Dans un avis du 12 juin 2009, la CNIL a précisé les règles applicables aux réseaux sociaux, dont en particulier les réseaux sociaux d’entreprise. Il s’agit entre autres de :
- définir des paramètres par défaut limitant la diffusion des données des internautes ;
- permettre aux personnes, même si elles ne sont pas membres des réseaux sociaux, de bénéficier d’un droit de suppression des données qui les concernent ;
- proposer aux internautes d’utiliser un pseudonyme, plutôt que leur identité réelle.

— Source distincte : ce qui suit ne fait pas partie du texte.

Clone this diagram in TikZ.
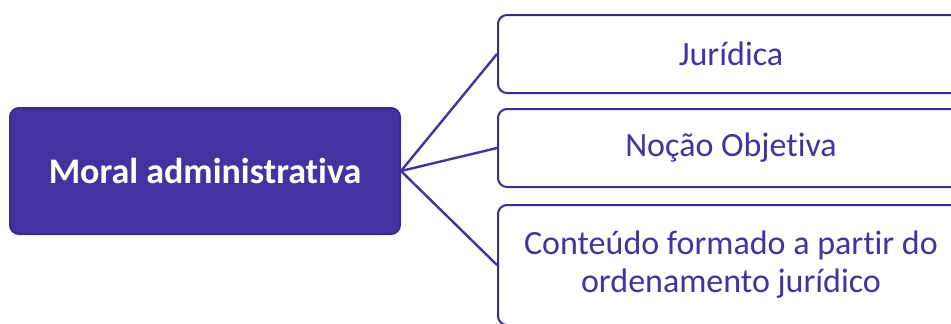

Depuis mai 2018, le RGPD (règlement général sur la protection des données) s’applique en France et en UE :
- le RGPD est un document de référence sur la protection des données dites à caractère personnel : traitement/exploitation, stockage/circulation ;
- il accentue et harmonise la réglementation au niveau européen ;
- il accroît le degré de responsabilité et les obligations de transparence des acteurs économiques et institutionnels. Ceux-ci sont contraints de communiquer exhaustivement et clairement à tous les individus concernés (fichiers clients et autres) la nature et les modalités du traitement des données. Chaque entité fichée peut exercer un meilleur contrôle de l’utilisation de ses données voire, sous certaines conditions, exiger leur effacement ;
- le RGPD amplifie les attributions et les pouvoirs des autorités de régulation compétentes : le texte s’applique aux acteurs de l’Union mais également à toute entreprise ou autre entité hors UE dès lors qu’elle traite des données concernant des organisations ou des résidents européens.
Cette évolution est souvent vécue comme une contrainte par l’entreprise. Pourtant, elle lui permet de répondre aux attentes des parties prenantes en matière de responsabilité sociétale.
La mise en place d’un RSE ne doit surtout pas être assimilée à un outil de contrôle de l’activité ou d’évaluation du salarié au risque que celui-ci l’utilise avec prudence et évite d’employer un ton spontané ou libéré.